The forming of small radii rounded transitions of the hereinbefore mentioned type can result in trenches in the faces of the belt groove which results in considerable damage to the V-belt. Experience has shown that, after several hours operation, mechanical detachments occur in faces of the belt, which causes the belt to sink deeper into the pulley groove. When this happens, the stiff tension cord band part of the belt, which is crossways to the run of the belt, comes into power transmitting contact with the groove faces, and the belt is supported on them, whereby because of the high degree of cross-sectional resistance of the belt, the normal friction contact area of the belt, which is located beneath the tension cord band, does not contact groove faces. As a result, the tension cord band must now take on a disproportionately large part of the cross-sectional force needed to cause the V-belt to transmit the desired power. The narrow range of the effective power transmitting zone is considerably overloaded mechanically because of this.

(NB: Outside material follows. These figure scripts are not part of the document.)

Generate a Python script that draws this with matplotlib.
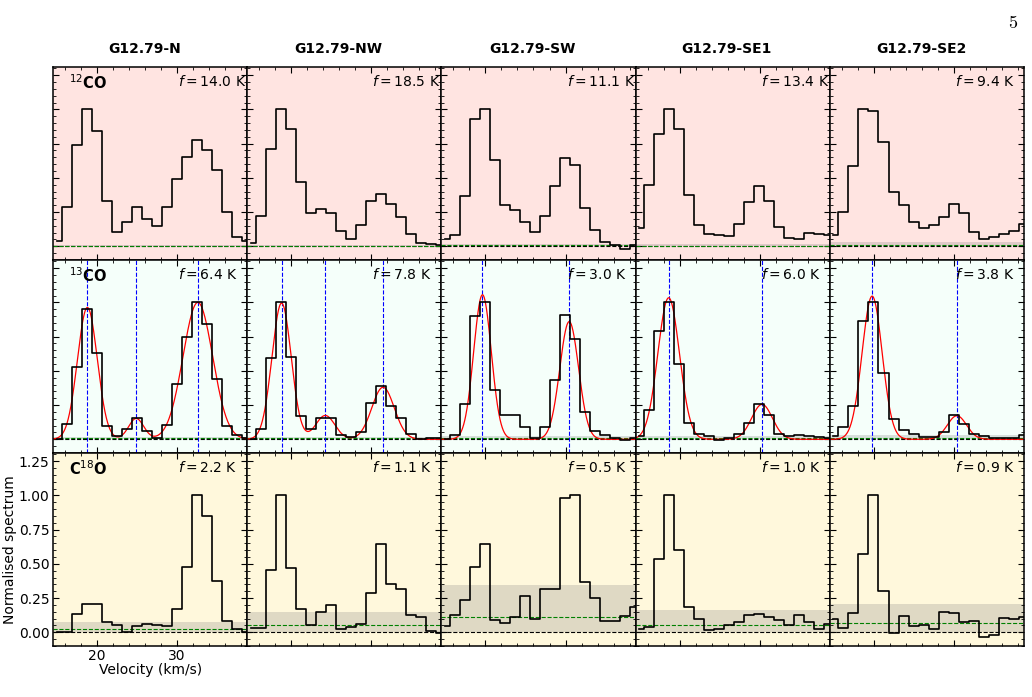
import numpy as np
import matplotlib.pyplot as plt
from matplotlib.ticker import MultipleLocator

plt.rcParams['mathtext.fontset'] = 'dejavusans'

sources = ['G12.79-N', 'G12.79-NW', 'G12.79-SW', 'G12.79-SE1', 'G12.79-SE2']

# channel centres (km/s), same grid for every spectrum
velocity = [14.96, 16.21, 17.46, 18.71, 19.96, 21.21, 22.46, 23.71, 24.96, 26.21,
            27.46, 28.71, 29.96, 31.21, 32.46, 33.71, 34.96, 36.21, 37.46, 38.71]

# 12CO normalised spectra
co12_spec = [
    [0.037, 0.287, 0.737, 1.000, 0.845, 0.330, 0.103, 0.179, 0.289, 0.196,
     0.147, 0.289, 0.490, 0.654, 0.779, 0.703, 0.559, 0.252, 0.066, 0.037],
    [0.025, 0.220, 0.710, 1.000, 0.860, 0.470, 0.240, 0.270, 0.245, 0.110,
     0.054, 0.154, 0.333, 0.380, 0.310, 0.216, 0.090, 0.027, 0.017, 0.012],
    [0.051, 0.086, 0.365, 0.930, 1.000, 0.630, 0.304, 0.262, 0.180, 0.105,
     0.218, 0.439, 0.645, 0.596, 0.282, 0.118, 0.032, 0.007, -0.022, 0.007],
    [0.135, 0.449, 0.820, 1.000, 0.860, 0.373, 0.152, 0.093, 0.083, 0.076,
     0.164, 0.320, 0.440, 0.330, 0.142, 0.064, 0.051, 0.096, 0.091, 0.081],
    [0.086, 0.250, 0.583, 1.000, 0.985, 0.760, 0.397, 0.300, 0.174, 0.130,
     0.154, 0.213, 0.309, 0.240, 0.105, 0.054, 0.071, 0.088, 0.113, 0.160],
]
co12_peak = [14.0, 18.5, 11.1, 13.4, 9.4]
co12_rms = [0.004, 0.004, 0.006, 0.005, 0.010]

# 13CO normalised spectra
co13_spec = [
    [0.005, 0.115, 0.527, 0.949, 0.630, 0.098, 0.022, 0.074, 0.152, 0.061,
     0.012, 0.108, 0.404, 0.748, 1.000, 0.840, 0.440, 0.098, 0.032, 0.012],
    [0.005, 0.078, 0.593, 1.000, 0.600, 0.167, 0.078, 0.157, 0.157, 0.032,
     0.017, 0.054, 0.267, 0.387, 0.245, 0.152, 0.037, 0.005, 0.012, 0.007],
    [0.000, 0.032, 0.255, 0.904, 1.000, 0.360, 0.174, 0.174, 0.090, 0.012,
     0.090, 0.436, 0.910, 0.733, 0.196, 0.061, 0.029, 0.007, -0.007, 0.007],
    [0.025, 0.216, 0.789, 1.000, 0.549, 0.118, 0.042, 0.022, -0.002, 0.007,
     0.042, 0.120, 0.257, 0.174, 0.042, 0.022, 0.032, 0.022, 0.017, 0.007],
    [0.022, 0.090, 0.245, 0.865, 1.000, 0.485, 0.147, 0.069, 0.042, 0.020,
     0.020, 0.054, 0.174, 0.110, 0.039, 0.022, 0.007, 0.012, 0.012, 0.029],
]
co13_peak = [6.4, 7.8, 3.0, 6.0, 3.8]
co13_rms = [0.006, 0.006, 0.008, 0.007, 0.010]

# gaussian fit components to 13CO
fit_centre = [[18.79, 24.88, 32.58], [18.79, 24.25, 31.46], [19.63, 30.46],
              [18.63, 30.29], [19.79, 30.38]]
fit_amp = [[0.963, 0.152, 1.000], [0.995, 0.174, 0.380], [1.056, 0.860],
           [1.034, 0.255], [1.046, 0.172]]
fit_sigma = [[1.24, 0.95, 1.85], [1.20, 1.20, 1.40], [1.10, 1.17],
             [1.35, 1.30], [1.25, 1.20]]

# C18O normalised spectra
c18o_spec = [
    [0.005, 0.005, 0.134, 0.207, 0.207, 0.076, 0.051, 0.005, 0.046, 0.061,
     0.056, 0.046, 0.171, 0.478, 1.000, 0.849, 0.378, 0.080, 0.024, 0.005],
    [0.032, 0.032, 0.454, 1.000, 0.468, 0.168, 0.054, 0.146, 0.202, 0.024,
     0.041, 0.061, 0.285, 0.644, 0.351, 0.315, 0.127, 0.110, 0.012, -0.005],
    [0.046, 0.127, 0.239, 0.478, 0.646, 0.090, 0.066, 0.115, 0.266, 0.095,
     0.315, 0.315, 0.983, 1.000, 0.368, 0.254, 0.085, 0.080, 0.117, 0.183],
    [0.024, 0.039, 0.539, 1.000, 0.600, 0.183, 0.095, 0.015, 0.027, 0.056,
     0.073, 0.127, 0.134, 0.115, 0.088, 0.056, 0.124, 0.076, 0.024, 0.061],
    [0.098, 0.029, 0.139, 0.571, 1.000, 0.300, -0.005, 0.117, 0.049, 0.054,
     0.022, 0.146, 0.141, 0.073, 0.085, -0.034, -0.022, 0.105, 0.095, 0.112],
]
c18o_peak = [2.2, 1.1, 0.5, 1.0, 0.9]
c18o_rms = [0.025, 0.050, 0.114, 0.054, 0.068]

rows = [
    (r'$^{12}\mathbf{CO}$', co12_spec, co12_peak, co12_rms, 'mistyrose'),
    (r'$^{13}\mathbf{CO}$', co13_spec, co13_peak, co13_rms, 'mintcream'),
    (r'$\mathbf{C}^{18}\mathbf{O}$', c18o_spec, c18o_peak, c18o_rms, 'cornsilk'),
]

fig, axes = plt.subplots(3, 5, figsize=(10.32, 6.97), sharex=True, sharey=True)
fig.subplots_adjust(left=0.0514, right=0.9922, top=0.9039, bottom=0.0732,
                    wspace=0, hspace=0)

vfine = np.linspace(14.0, 39.5, 600)

for rr, (label, spec, peak, rms, bg) in enumerate(rows):
    for cc in range(5):
        ax = axes[rr, cc]
        ax.set_facecolor(bg)
        ax.axhspan(0, 3 * rms[cc], color='grey', alpha=0.25, lw=0)
        ax.axhline(0, color='k', ls='--', lw=0.8)
        ax.axhline(rms[cc], color='green', ls='--', lw=0.8)
        if rr == 1:
            model = np.zeros_like(vfine)
            for c0, a0, s0 in zip(fit_centre[cc], fit_amp[cc], fit_sigma[cc]):
                model += a0 * np.exp(-(vfine - c0)**2 / (2 * s0**2))
                ax.axvline(c0, color='blue', ls='--', lw=0.8)
            ax.plot(vfine, model, color='red', lw=0.9)
        ax.step(velocity, spec[cc], where='mid', color='k', lw=1.2)

        ax.text(0.645, 0.965, r'$f = %.1f$ K' % peak[cc], transform=ax.transAxes,
                ha='left', va='top', fontsize=10)
        if cc == 0:
            ax.text(0.08, 0.965, label, transform=ax.transAxes,
                    ha='left', va='top', fontsize=10.5)
        if rr == 0:
            ax.set_title(sources[cc], fontsize=10, fontweight='bold', pad=10, x=0.47)

        for sp in ax.spines.values():
            sp.set_linewidth(1.1)
        ax.tick_params(which='both', direction='in', top=True, right=True,
                       labelsize=10, pad=2.5)
        ax.tick_params(which='major', length=4.5)
        ax.tick_params(which='minor', length=2.2)
        if not (rr == 2 and cc == 0):
            ax.tick_params(labelbottom=False, labelleft=False)

ax0 = axes[2, 0]
ax0.set_xlim(14.5, 38.75)
ax0.set_ylim(-0.1, 1.31)
ax0.xaxis.set_major_locator(MultipleLocator(10))
ax0.xaxis.set_minor_locator(MultipleLocator(2))
ax0.yaxis.set_major_locator(MultipleLocator(0.25))
ax0.yaxis.set_minor_locator(MultipleLocator(0.05))
ax0.yaxis.set_major_formatter(plt.FormatStrFormatter('%.2f'))
ax0.set_xlabel('Velocity (km/s)', fontsize=10, labelpad=0)
ax0.set_ylabel('Normalised spectrum', fontsize=10, labelpad=1)

fig.text(0.981, 0.967, '5', family='cmr10', fontsize=13, ha='center', va='center')

fig.savefig('out.png', dpi=100)
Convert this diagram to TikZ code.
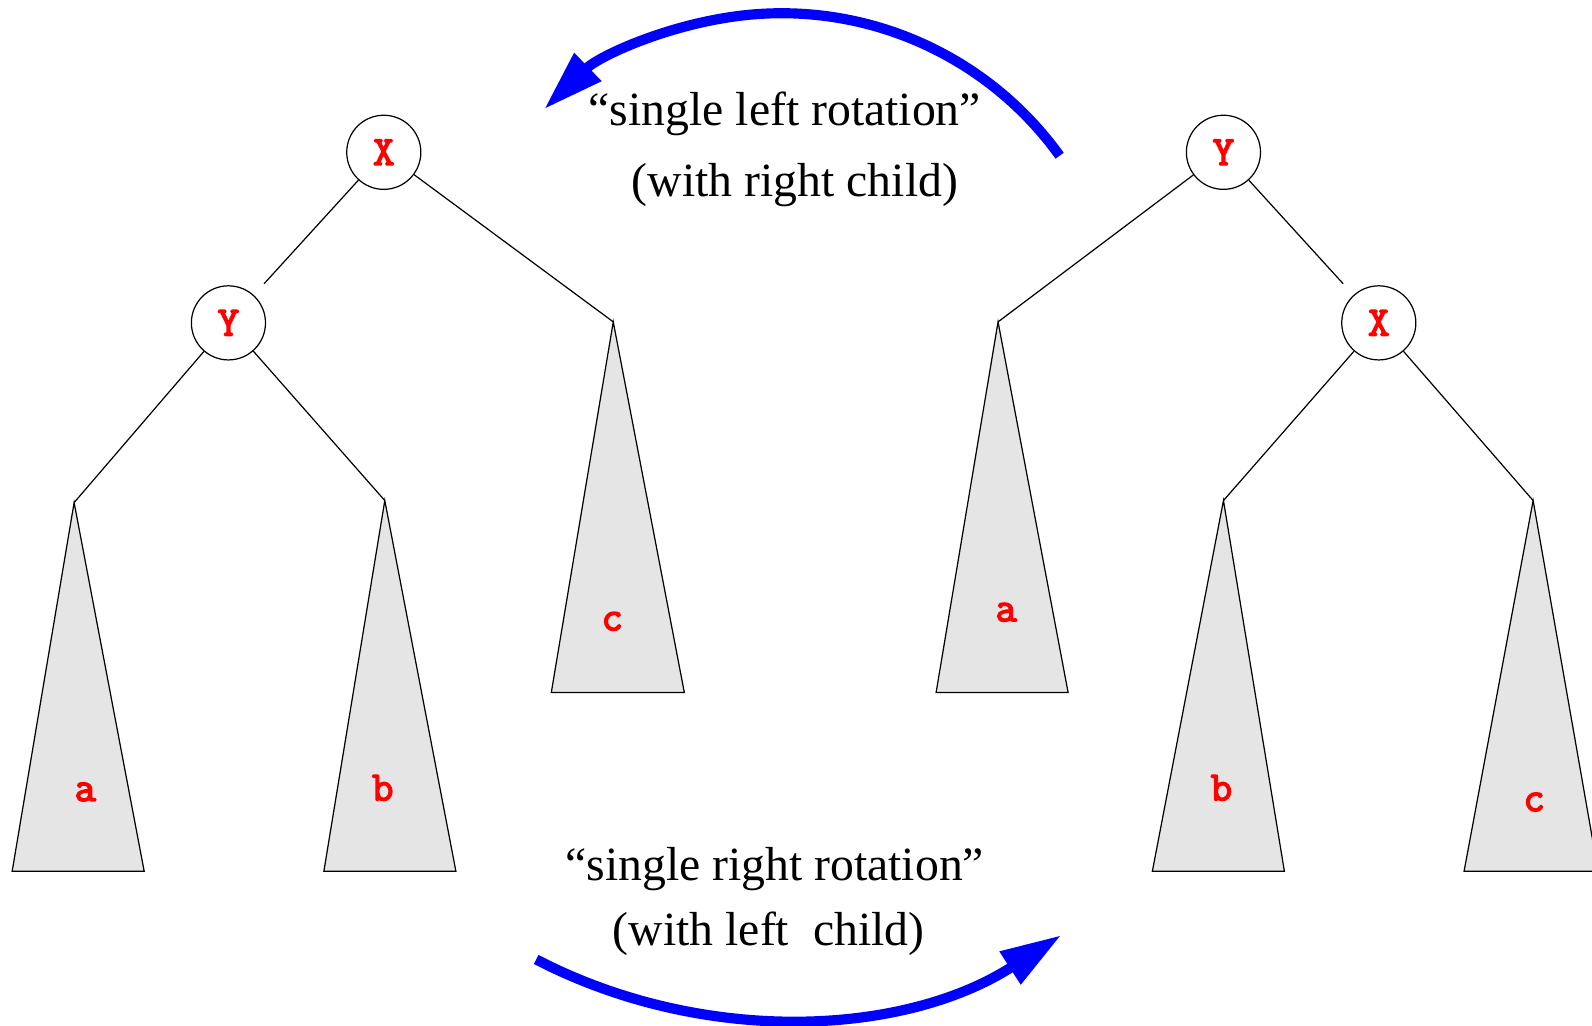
\documentclass[tikz,border=0pt]{standalone}
\usepackage{fontspec}
\setmainfont{Liberation Serif}
\newfontfamily\monob[FakeBold=3.5]{Latin Modern Mono}
\usetikzlibrary{arrows.meta}
\begin{document}
\begin{tikzpicture}[x=1pt,y=-1pt,
  nd/.style={circle,draw,line width=1.2pt,minimum size=73pt,inner sep=0pt,
    font=\monob\fontsize{41}{41}\selectfont,text=red},
  lbl/.style={font=\monob\fontsize{41}{41}\selectfont,text=red,inner sep=0pt},
  tri/.style={draw,fill=black!10,line width=1.2pt,line join=miter},
  edge/.style={line width=1.2pt},
  gap/.style={edge,shorten >=15pt},
  arr/.style={draw=blue,line width=10pt,-{Triangle[length=60pt,width=36pt]}},
  captxt/.style={font=\fontsize{47}{56}\selectfont,anchor=base,inner sep=0pt}]
\clip (0,0) rectangle (1568,1010);
\fill[white] (0,0) rectangle (1568,1010);

% ---- left tree ----
\coordinate (LtaA) at (73,495);
\coordinate (LtbA) at (379,493);
\coordinate (LtcA) at (604,317);
\draw[tri] (LtaA) -- (12,858) -- (142,858) -- cycle;
\draw[tri] (LtbA) -- (319,858) -- (449,858) -- cycle;
\draw[tri] (LtcA) -- (543,682) -- (674,682) -- cycle;
\node[lbl] (La) at (84,780) {a};
\node[lbl] (Lb) at (377,776) {b};
\node[lbl] (Lc) at (603,612) {c};
\node[nd] (LX) at (378,150) {X};
\node[nd] (LY) at (225,318) {Y};
\draw[gap] (LX) -- (LY);
\draw[edge] (LX) -- (LtcA);
\draw[edge] (LY) -- (LtaA);
\draw[edge] (LY) -- (LtbA);

% ---- right tree ----
\coordinate (RtaA) at (983,317);
\coordinate (RtbA) at (1205,493);
\coordinate (RtcA) at (1510,493);
\draw[tri] (RtaA) -- (922,682) -- (1052,682) -- cycle;
\draw[tri] (RtbA) -- (1135,858) -- (1265,858) -- cycle;
\draw[tri] (RtcA) -- (1442,858) -- (1574,858) -- cycle;
\node[lbl] (Ra) at (991,603) {a};
\node[lbl] (Rb) at (1203,776) {b};
\node[lbl] (Rc) at (1511,790) {c};
\node[nd] (RY) at (1205,150) {Y};
\node[nd] (RX) at (1358,318) {X};
\draw[gap] (RY) -- (RX);
\draw[edge] (RY) -- (RtaA);
\draw[edge] (RX) -- (RtbA);
\draw[edge] (RX) -- (RtcA);

% ---- captions ----
\node[captxt] (t1) at (773,124) {``single left rotation''};
\node[captxt] (t2) at (783,194) {(with right child)};
\node[captxt] (b1) at (763,867) {``single right rotation''};
\node[captxt] (b2) at (757,931) {(with left\ \ child)};

% ---- arrows ----
\coordinate (topc) at (770,350);
\coordinate (botc) at (766,486);
\draw[arr] ([shift={(-35.7:337)}]topc) arc[start angle=-35.7,end angle=-134,radius=337];
\draw[arr] ([shift={(117.4:517)}]botc) arc[start angle=117.4,end angle=57.3,radius=517];
\end{tikzpicture}
\end{document}
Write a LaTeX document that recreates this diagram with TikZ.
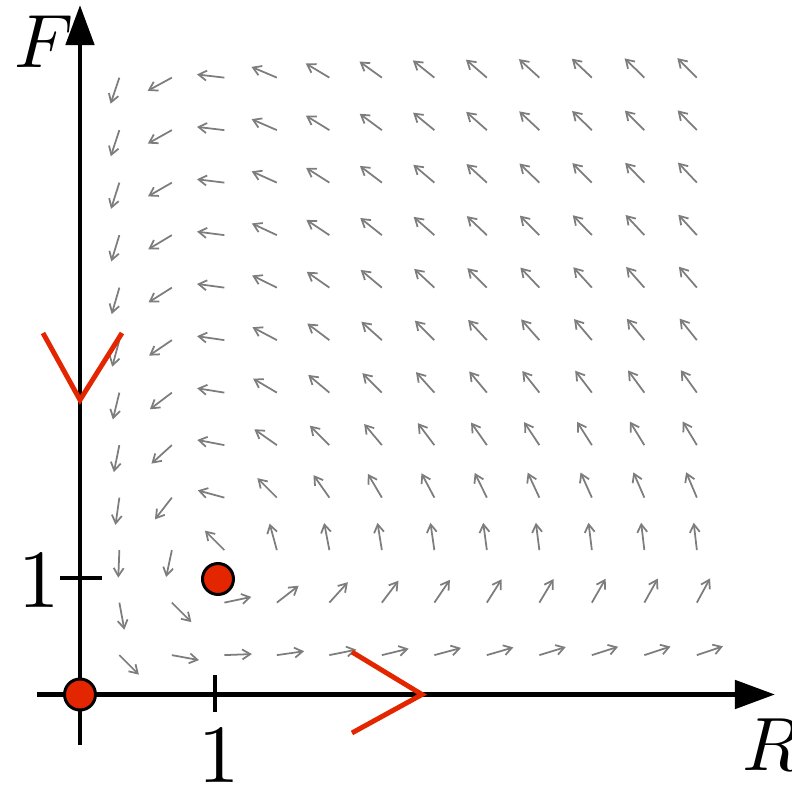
\documentclass[tikz,border=0pt]{standalone}
\usepackage{graphicx}
\usepackage{xcolor}
\usepackage{tikz}
\usetikzlibrary{arrows.meta}

\definecolor{dotred}{RGB}{227,38,0}
\definecolor{flowgray}{RGB}{125,125,125}

\begin{document}
\begin{tikzpicture}[
    x=2.625cm, y=2.625cm,
    lab/.style={inner sep=0pt},
    axis/.style={line width=2.8pt, -{Triangle[length=8mm,width=5.6mm]}},
    axtick/.style={line width=2.8pt},
    flow/.style={flowgray, line width=1pt, -{Straight Barb[length=1.6mm,width=2mm]}},
    chevron/.style={dotred, line width=2.8pt},
    fixpt/.style={circle, draw=black, fill=dotred, line width=1.7pt, minimum size=0.62cm, inner sep=0pt}
]
\useasboundingbox (-0.6095,-0.6895) rectangle (5.4248,5.2914);

% direction field, arrows of equal length
\foreach \i in {0,...,11}{
  \foreach \j in {0,...,11}{
    \pgfmathsetmacro{\rr}{0.3+0.4*\i}
    \pgfmathsetmacro{\ff}{0.3+0.4*\j}
    \pgfmathsetmacro{\ang}{atan2(\ff*(\rr-1),\rr*(1-\ff))}
    \draw[flow] (\rr,\ff) -- ++(\ang:0.21);
  }
}

% axes
\coordinate (xl) at (-0.328,0);
\coordinate (xr) at (5.295,0);
\coordinate (yb) at (0,-0.385);
\coordinate (yt) at (0,5.253);
\draw[axis] (xl) -- (xr);
\draw[axis] (yb) -- (yt);

% ticks
\coordinate (xt1) at (1.0286,0.149);
\coordinate (xt2) at (1.0286,-0.133);
\coordinate (yt1) at (-0.152,0.8876);
\coordinate (yt2) at (0.168,0.8876);
\draw[axtick] (xt1) -- (xt2);
\draw[axtick] (yt1) -- (yt2);

% labels
\node[lab, anchor=west] (labF) at (-0.5,4.975) {\scalebox{4.3}{$F$}};
\node[lab, anchor=west] (labR) at (5.044,-0.385) {\scalebox{4.3}{$R$}};
\node[lab] (labx1) at (1.059,-0.462) {\scalebox{4.7}{1}};
\node[lab] (laby1) at (-0.312,0.872) {\scalebox{4.7}{1}};

% flow along the axes
\draw[chevron] (-0.282,2.754) -- (0,2.244) -- (0.32,2.754);
\draw[chevron] (2.072,0.324) -- (2.606,0) -- (2.072,-0.293);

% fixed points
\node[fixpt] (orig) at (0,0) {};
\node[fixpt] (eq) at (1.0514,0.88) {};

\end{tikzpicture}
\end{document}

Because of the limited contact area between the belt faces and the groove faces, the belt begins to slip, wears out considerably in the process, becomes overheated and malfunctions after a short period. Furthermore, there is the danger that the tension cord band which is located in the area of the reference width will be damaged directly by the imperfect groove contour so that the power transmitting structure of the belt is destroyed.
Whenever the belt drive exhibits misalignment between the driving pulley and the driven belt pulley, belt damage caused by the imperfect contour in the transition area will result in failure of the belt after only a few hours' operation. Heretofore, in order to guarantee sufficient useful life for belt drives used for high power transmissions, the belt as well as the belt pulleys needed to be manufactured as precisely as possible and fitted to each other and assembled within a narrow range of tolerances.